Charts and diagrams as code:
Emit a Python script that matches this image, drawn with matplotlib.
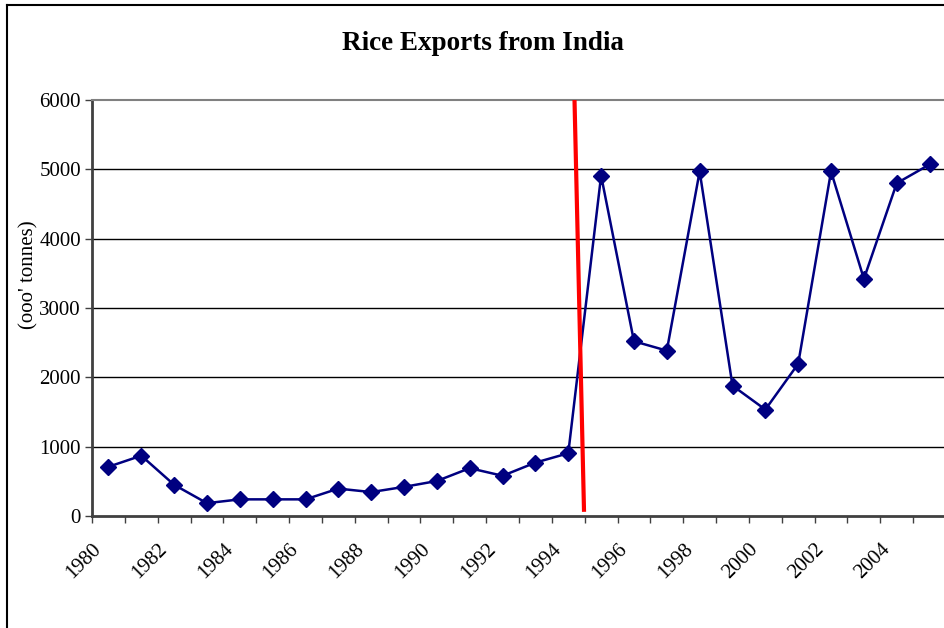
import matplotlib
matplotlib.use("Agg")
import matplotlib.pyplot as plt
from matplotlib.lines import Line2D

years = list(range(1980, 2006))
exports = [710, 870, 450, 185, 240, 240, 240, 395, 345, 420, 505, 690, 580, 770, 905,
           4910, 2520, 2385, 4970, 1880, 1535, 2195, 4970, 3420, 4800, 5070]
yticks = [0, 1000, 2000, 3000, 4000, 5000, 6000]
tick_labels = [str(y) if (y - 1980) % 2 == 0 else "" for y in years]
# red marker line (category position, value)
red_x = [14.19, 14.48]
red_y = [6000, 60]

plt.rcParams['font.family'] = ['Liberation Serif', 'DejaVu Serif']

fig = plt.figure(figsize=(9.44, 6.28), dpi=100)
ax = fig.add_axes([92/944, 1-516/628, 854/944, 416/628])

xs = list(range(len(years)))
ax.plot(xs, exports, color='#000080', lw=1.8, marker='D', markersize=8.5,
        markerfacecolor='#000080', markeredgecolor='#000080', zorder=4)
ax.plot(red_x, red_y, color='red', lw=3, zorder=5, solid_capstyle='butt')

ax.set_xlim(-0.5, len(years) - 0.5)
ax.set_ylim(0, 6000)
ax.set_yticks(yticks)
ax.set_yticklabels([str(v) for v in yticks], fontsize=15)
ax.set_xticks([i - 0.5 for i in range(len(years) + 1)])
ax.set_xticklabels(tick_labels + [""], fontsize=15, rotation=45, ha='right',
                   rotation_mode='anchor')
ax.tick_params(axis='x', direction='out', length=5, width=1, color='#404040', pad=12)
ax.tick_params(axis='y', direction='out', length=5, width=1, color='#404040', pad=3)

for v in yticks[1:-1]:
    ax.axhline(v, color='black', lw=1, zorder=1)

for s in ['left', 'bottom']:
    ax.spines[s].set_color('#404040')
    ax.spines[s].set_linewidth(2)
ax.spines['top'].set_color('#808080')
ax.spines['top'].set_linewidth(1.5)
ax.spines['right'].set_visible(False)

ax.set_ylabel("(ooo' tonnes)", fontsize=15)
ax.yaxis.set_label_coords(-0.063, 0.58)

fig.text(483/944, 1-44/628, "Rice Exports from India", ha='center', va='center',
         fontsize=19.5, fontweight='bold')

fig.add_artist(Line2D([7/944, 7/944], [0, 1-5/628], color='black', lw=1.5,
                      transform=fig.transFigure))
fig.add_artist(Line2D([7/944, 1], [1-5/628, 1-5/628], color='black', lw=1.5,
                      transform=fig.transFigure))

fig.savefig("out.png", dpi=100)
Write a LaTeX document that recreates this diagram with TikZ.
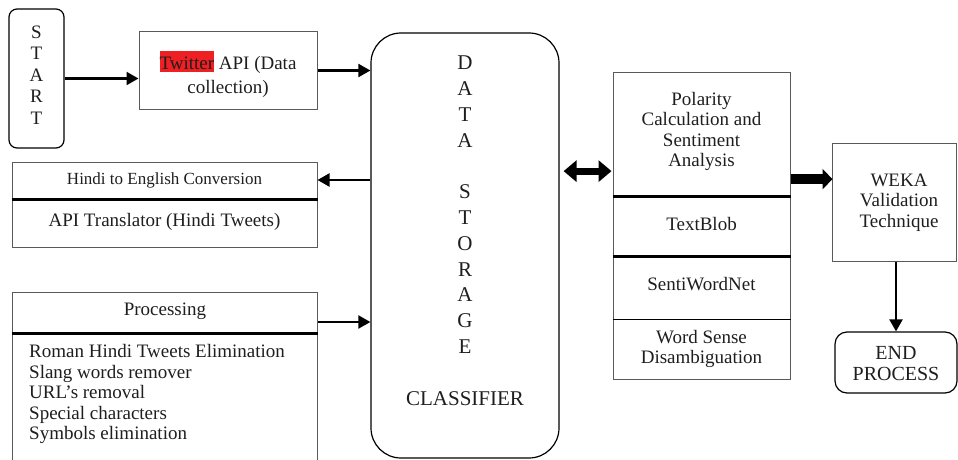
\documentclass[tikz,border=0pt]{standalone}
\usepackage{fontspec}
\setmainfont{Liberation Serif}
\usetikzlibrary{arrows.meta,calc}
\definecolor{twred}{HTML}{EE2024}
\definecolor{edgegray}{HTML}{5A5A5A}
\definecolor{inkgray}{HTML}{1E1E1E}
\begin{document}
\begin{tikzpicture}[x=1pt,y=1pt,
  txt/.style={font=\fontsize{19}{20.5}\selectfont, align=center, inner sep=0, text=inkgray},
  box/.style={draw=edgegray, line width=1pt, inner sep=0},
  roundbox/.style={draw=black, line width=1.2pt, inner sep=0},
  divider/.style={line width=2.4pt},
  thindiv/.style={line width=1.2pt},
  arr/.style={line width=2.1pt, -{Triangle[length=12pt,width=13pt]}},
  fatarr/.style={line width=7pt, {Triangle[length=13pt,width=21pt]}-{Triangle[length=13pt,width=21pt]}},
  widearr/.style={line width=10pt, -{Triangle[length=10pt,width=20pt]}},
]
\useasboundingbox (0,0) rectangle (958,459);

% start terminal
\node[roundbox, rounded corners=8, minimum width=55, minimum height=139] (start) at (36.5,380.5) {};
\node[txt, font=\fontsize{19}{21.5}\selectfont] (startlbl) at (36.5,384) {S\\T\\A\\R\\T};

% data collection
\node[box, minimum width=178, minimum height=77] (twitter) at (228,388.5) {};
\node[txt, font=\fontsize{19}{24}\selectfont] (twitterlbl) at (228,385)
  {{\setlength\fboxsep{0pt}\colorbox{twred}{\rule[-2.5pt]{0pt}{21pt}Twitter}} API (Data\\collection)};

% central store
\node[roundbox, rounded corners=30, minimum width=188, minimum height=425] (ds) at (465,213.5) {};
\node[txt, font=\fontsize{21}{25.8}\selectfont] (dslbl) at (465,228.3)
  {D\\A\\T\\A\\[25.8pt]S\\T\\O\\R\\A\\G\\E\\[25.8pt]CLASSIFIER};

% translation
\node[box, minimum width=305, minimum height=85] (hindi) at (164.5,254.5) {};
\draw[divider] ([yshift=-38]hindi.north west) -- ([yshift=-38]hindi.north east);
\node[txt, font=\fontsize{17}{20}\selectfont] (hinditop) at (164.5,279) {Hindi to English Conversion};
\node[txt] (hindibot) at (164.5,237.5) {API Translator (Hindi Tweets)};

% pre-processing
\node[box, minimum width=305, minimum height=177] (proc) at (164.5,78.5) {};
\draw[divider] ([yshift=-42]proc.north west) -- ([yshift=-42]proc.north east);
\node[txt] (proctop) at (165,148) {Processing};
\node[txt, align=left, anchor=north west] (proclist) at (29,114.5)
  {Roman Hindi Tweets Elimination\\Slang words remover\\URL’s removal\\Special characters\\Symbols elimination};

% sentiment analysis column
\node[box, minimum width=177, minimum height=306] (pol) at (701.5,233) {};
\draw[divider] ([yshift=-124]pol.north west) -- ([yshift=-124]pol.north east);
\draw[divider] ([yshift=-184]pol.north west) -- ([yshift=-184]pol.north east);
\draw[thindiv] ([yshift=-247]pol.north west) -- ([yshift=-247]pol.north east);
\node[txt] (poltop) at (701.5,327.5) {Polarity\\Calculation and\\Sentiment\\Analysis};
\node[txt] (blob) at (701.5,235) {TextBlob};
\node[txt] (swn) at (701.5,175) {SentiWordNet};
\node[txt] (wsd) at (701.5,110) {Word Sense\\Disambiguation};

% validation
\node[box, minimum width=124, minimum height=118] (weka) at (894,257) {};
\node[txt] (wekalbl) at (899,256.5) {WEKA\\Validation\\Technique};

% end terminal
\node[roundbox, rounded corners=12, minimum width=122, minimum height=61] (end) at (896,96.5) {};
\node[txt, font=\fontsize{20}{21}\selectfont] (endlbl) at (896,95.5) {END\\PROCESS};

% connectors
\draw[arr] (start.east) -- (start.east -| twitter.west);
\draw[arr] (twitter.east) -- (twitter.east -| ds.west);
\draw[arr] (hinditop.east -| ds.west) -- (hinditop.east -| hindi.east);
\draw[arr] ($(proc.east |- proctop)+(0,-11)$) -- ($(ds.west |- proctop)+(0,-11)$);
\draw[fatarr] ($(ds.east |- blob.north)+(4,46)$) -- ($(pol.west |- blob.north)+(-1,46)$);
\draw[widearr] ($(pol.east |- blob.north)+(0,38)$) -- ($(weka.west |- blob.north)+(1,38)$);
\draw[arr] (weka.south -| end.north) -- (end.north);
\end{tikzpicture}
\end{document}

REQUIREMENTS: Give the data above again in full and unchanged, skipping the pictures.

FULL ANSWER:
Emit a Python script that matches this image, drawn with matplotlib.
import matplotlib
matplotlib.use("Agg")
import matplotlib.pyplot as plt
from matplotlib.lines import Line2D

years = list(range(1980, 2006))
exports = [710, 870, 450, 185, 240, 240, 240, 395, 345, 420, 505, 690, 580, 770, 905,
           4910, 2520, 2385, 4970, 1880, 1535, 2195, 4970, 3420, 4800, 5070]
yticks = [0, 1000, 2000, 3000, 4000, 5000, 6000]
tick_labels = [str(y) if (y - 1980) % 2 == 0 else "" for y in years]
# red marker line (category position, value)
red_x = [14.19, 14.48]
red_y = [6000, 60]

plt.rcParams['font.family'] = ['Liberation Serif', 'DejaVu Serif']

fig = plt.figure(figsize=(9.44, 6.28), dpi=100)
ax = fig.add_axes([92/944, 1-516/628, 854/944, 416/628])

xs = list(range(len(years)))
ax.plot(xs, exports, color='#000080', lw=1.8, marker='D', markersize=8.5,
        markerfacecolor='#000080', markeredgecolor='#000080', zorder=4)
ax.plot(red_x, red_y, color='red', lw=3, zorder=5, solid_capstyle='butt')

ax.set_xlim(-0.5, len(years) - 0.5)
ax.set_ylim(0, 6000)
ax.set_yticks(yticks)
ax.set_yticklabels([str(v) for v in yticks], fontsize=15)
ax.set_xticks([i - 0.5 for i in range(len(years) + 1)])
ax.set_xticklabels(tick_labels + [""], fontsize=15, rotation=45, ha='right',
                   rotation_mode='anchor')
ax.tick_params(axis='x', direction='out', length=5, width=1, color='#404040', pad=12)
ax.tick_params(axis='y', direction='out', length=5, width=1, color='#404040', pad=3)

for v in yticks[1:-1]:
    ax.axhline(v, color='black', lw=1, zorder=1)

for s in ['left', 'bottom']:
    ax.spines[s].set_color('#404040')
    ax.spines[s].set_linewidth(2)
ax.spines['top'].set_color('#808080')
ax.spines['top'].set_linewidth(1.5)
ax.spines['right'].set_visible(False)

ax.set_ylabel("(ooo' tonnes)", fontsize=15)
ax.yaxis.set_label_coords(-0.063, 0.58)

fig.text(483/944, 1-44/628, "Rice Exports from India", ha='center', va='center',
         fontsize=19.5, fontweight='bold')

fig.add_artist(Line2D([7/944, 7/944], [0, 1-5/628], color='black', lw=1.5,
                      transform=fig.transFigure))
fig.add_artist(Line2D([7/944, 1], [1-5/628, 1-5/628], color='black', lw=1.5,
                      transform=fig.transFigure))

fig.savefig("out.png", dpi=100)
Write a LaTeX document that recreates this diagram with TikZ.
\documentclass[tikz,border=0pt]{standalone}
\usepackage{fontspec}
\setmainfont{Liberation Serif}
\usetikzlibrary{arrows.meta,calc}
\definecolor{twred}{HTML}{EE2024}
\definecolor{edgegray}{HTML}{5A5A5A}
\definecolor{inkgray}{HTML}{1E1E1E}
\begin{document}
\begin{tikzpicture}[x=1pt,y=1pt,
  txt/.style={font=\fontsize{19}{20.5}\selectfont, align=center, inner sep=0, text=inkgray},
  box/.style={draw=edgegray, line width=1pt, inner sep=0},
  roundbox/.style={draw=black, line width=1.2pt, inner sep=0},
  divider/.style={line width=2.4pt},
  thindiv/.style={line width=1.2pt},
  arr/.style={line width=2.1pt, -{Triangle[length=12pt,width=13pt]}},
  fatarr/.style={line width=7pt, {Triangle[length=13pt,width=21pt]}-{Triangle[length=13pt,width=21pt]}},
  widearr/.style={line width=10pt, -{Triangle[length=10pt,width=20pt]}},
]
\useasboundingbox (0,0) rectangle (958,459);

% start terminal
\node[roundbox, rounded corners=8, minimum width=55, minimum height=139] (start) at (36.5,380.5) {};
\node[txt, font=\fontsize{19}{21.5}\selectfont] (startlbl) at (36.5,384) {S\\T\\A\\R\\T};

% data collection
\node[box, minimum width=178, minimum height=77] (twitter) at (228,388.5) {};
\node[txt, font=\fontsize{19}{24}\selectfont] (twitterlbl) at (228,385)
  {{\setlength\fboxsep{0pt}\colorbox{twred}{\rule[-2.5pt]{0pt}{21pt}Twitter}} API (Data\\collection)};

% central store
\node[roundbox, rounded corners=30, minimum width=188, minimum height=425] (ds) at (465,213.5) {};
\node[txt, font=\fontsize{21}{25.8}\selectfont] (dslbl) at (465,228.3)
  {D\\A\\T\\A\\[25.8pt]S\\T\\O\\R\\A\\G\\E\\[25.8pt]CLASSIFIER};

% translation
\node[box, minimum width=305, minimum height=85] (hindi) at (164.5,254.5) {};
\draw[divider] ([yshift=-38]hindi.north west) -- ([yshift=-38]hindi.north east);
\node[txt, font=\fontsize{17}{20}\selectfont] (hinditop) at (164.5,279) {Hindi to English Conversion};
\node[txt] (hindibot) at (164.5,237.5) {API Translator (Hindi Tweets)};

% pre-processing
\node[box, minimum width=305, minimum height=177] (proc) at (164.5,78.5) {};
\draw[divider] ([yshift=-42]proc.north west) -- ([yshift=-42]proc.north east);
\node[txt] (proctop) at (165,148) {Processing};
\node[txt, align=left, anchor=north west] (proclist) at (29,114.5)
  {Roman Hindi Tweets Elimination\\Slang words remover\\URL’s removal\\Special characters\\Symbols elimination};

% sentiment analysis column
\node[box, minimum width=177, minimum height=306] (pol) at (701.5,233) {};
\draw[divider] ([yshift=-124]pol.north west) -- ([yshift=-124]pol.north east);
\draw[divider] ([yshift=-184]pol.north west) -- ([yshift=-184]pol.north east);
\draw[thindiv] ([yshift=-247]pol.north west) -- ([yshift=-247]pol.north east);
\node[txt] (poltop) at (701.5,327.5) {Polarity\\Calculation and\\Sentiment\\Analysis};
\node[txt] (blob) at (701.5,235) {TextBlob};
\node[txt] (swn) at (701.5,175) {SentiWordNet};
\node[txt] (wsd) at (701.5,110) {Word Sense\\Disambiguation};

% validation
\node[box, minimum width=124, minimum height=118] (weka) at (894,257) {};
\node[txt] (wekalbl) at (899,256.5) {WEKA\\Validation\\Technique};

% end terminal
\node[roundbox, rounded corners=12, minimum width=122, minimum height=61] (end) at (896,96.5) {};
\node[txt, font=\fontsize{20}{21}\selectfont] (endlbl) at (896,95.5) {END\\PROCESS};

% connectors
\draw[arr] (start.east) -- (start.east -| twitter.west);
\draw[arr] (twitter.east) -- (twitter.east -| ds.west);
\draw[arr] (hinditop.east -| ds.west) -- (hinditop.east -| hindi.east);
\draw[arr] ($(proc.east |- proctop)+(0,-11)$) -- ($(ds.west |- proctop)+(0,-11)$);
\draw[fatarr] ($(ds.east |- blob.north)+(4,46)$) -- ($(pol.west |- blob.north)+(-1,46)$);
\draw[widearr] ($(pol.east |- blob.north)+(0,38)$) -- ($(weka.west |- blob.north)+(1,38)$);
\draw[arr] (weka.south -| end.north) -- (end.north);
\end{tikzpicture}
\end{document}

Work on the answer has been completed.